§ EXERCISE DIRECTIONS: Restate word for word the lines that begin the listing and end with the line holding "ax.set_ylim(15744, 129175)".
## start
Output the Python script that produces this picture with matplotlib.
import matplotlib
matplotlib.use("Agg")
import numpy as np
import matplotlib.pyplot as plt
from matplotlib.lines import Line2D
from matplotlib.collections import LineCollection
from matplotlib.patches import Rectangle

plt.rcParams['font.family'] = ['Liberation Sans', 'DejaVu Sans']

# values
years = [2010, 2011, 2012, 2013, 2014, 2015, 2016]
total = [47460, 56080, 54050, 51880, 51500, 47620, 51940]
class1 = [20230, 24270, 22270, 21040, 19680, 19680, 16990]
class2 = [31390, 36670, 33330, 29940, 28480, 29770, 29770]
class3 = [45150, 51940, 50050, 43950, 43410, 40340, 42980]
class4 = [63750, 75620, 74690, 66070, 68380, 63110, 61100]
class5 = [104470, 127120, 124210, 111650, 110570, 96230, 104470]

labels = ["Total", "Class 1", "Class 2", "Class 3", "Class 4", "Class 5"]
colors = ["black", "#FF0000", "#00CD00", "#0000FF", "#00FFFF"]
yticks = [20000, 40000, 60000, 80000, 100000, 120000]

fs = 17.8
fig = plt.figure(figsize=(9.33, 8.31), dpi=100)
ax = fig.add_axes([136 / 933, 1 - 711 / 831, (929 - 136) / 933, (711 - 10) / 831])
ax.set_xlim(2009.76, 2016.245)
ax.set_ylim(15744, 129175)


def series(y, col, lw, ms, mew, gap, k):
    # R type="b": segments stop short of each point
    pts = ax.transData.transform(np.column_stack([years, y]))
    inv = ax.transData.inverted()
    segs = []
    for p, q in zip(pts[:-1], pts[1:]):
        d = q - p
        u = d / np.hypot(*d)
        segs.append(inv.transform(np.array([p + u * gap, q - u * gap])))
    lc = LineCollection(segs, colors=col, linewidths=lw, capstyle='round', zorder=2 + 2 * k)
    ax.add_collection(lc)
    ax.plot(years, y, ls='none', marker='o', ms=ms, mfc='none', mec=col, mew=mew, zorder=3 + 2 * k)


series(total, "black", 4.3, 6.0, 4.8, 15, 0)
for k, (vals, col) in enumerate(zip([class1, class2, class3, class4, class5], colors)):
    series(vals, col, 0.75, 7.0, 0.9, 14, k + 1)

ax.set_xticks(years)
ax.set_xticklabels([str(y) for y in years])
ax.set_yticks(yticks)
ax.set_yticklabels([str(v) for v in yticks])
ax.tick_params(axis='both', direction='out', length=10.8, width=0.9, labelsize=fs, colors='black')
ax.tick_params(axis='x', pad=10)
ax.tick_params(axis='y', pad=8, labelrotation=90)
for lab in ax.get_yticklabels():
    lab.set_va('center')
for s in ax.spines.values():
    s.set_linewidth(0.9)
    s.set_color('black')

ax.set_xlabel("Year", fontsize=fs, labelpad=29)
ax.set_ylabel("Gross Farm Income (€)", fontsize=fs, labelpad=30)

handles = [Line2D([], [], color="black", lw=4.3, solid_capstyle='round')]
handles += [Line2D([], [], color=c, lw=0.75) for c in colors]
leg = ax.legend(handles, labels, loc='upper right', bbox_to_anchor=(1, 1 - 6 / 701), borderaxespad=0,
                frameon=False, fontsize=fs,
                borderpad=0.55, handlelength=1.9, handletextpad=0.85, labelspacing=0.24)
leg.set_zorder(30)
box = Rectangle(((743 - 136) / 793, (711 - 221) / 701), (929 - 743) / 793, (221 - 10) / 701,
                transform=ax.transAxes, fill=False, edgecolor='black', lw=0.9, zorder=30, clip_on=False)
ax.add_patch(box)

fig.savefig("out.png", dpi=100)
## end
§ RESULT FOR THIS TASK:
Output the Python script that produces this picture with matplotlib.
import matplotlib
matplotlib.use("Agg")
import numpy as np
import matplotlib.pyplot as plt
from matplotlib.lines import Line2D
from matplotlib.collections import LineCollection
from matplotlib.patches import Rectangle

plt.rcParams['font.family'] = ['Liberation Sans', 'DejaVu Sans']

# values
years = [2010, 2011, 2012, 2013, 2014, 2015, 2016]
total = [47460, 56080, 54050, 51880, 51500, 47620, 51940]
class1 = [20230, 24270, 22270, 21040, 19680, 19680, 16990]
class2 = [31390, 36670, 33330, 29940, 28480, 29770, 29770]
class3 = [45150, 51940, 50050, 43950, 43410, 40340, 42980]
class4 = [63750, 75620, 74690, 66070, 68380, 63110, 61100]
class5 = [104470, 127120, 124210, 111650, 110570, 96230, 104470]

labels = ["Total", "Class 1", "Class 2", "Class 3", "Class 4", "Class 5"]
colors = ["black", "#FF0000", "#00CD00", "#0000FF", "#00FFFF"]
yticks = [20000, 40000, 60000, 80000, 100000, 120000]

fs = 17.8
fig = plt.figure(figsize=(9.33, 8.31), dpi=100)
ax = fig.add_axes([136 / 933, 1 - 711 / 831, (929 - 136) / 933, (711 - 10) / 831])
ax.set_xlim(2009.76, 2016.245)
ax.set_ylim(15744, 129175)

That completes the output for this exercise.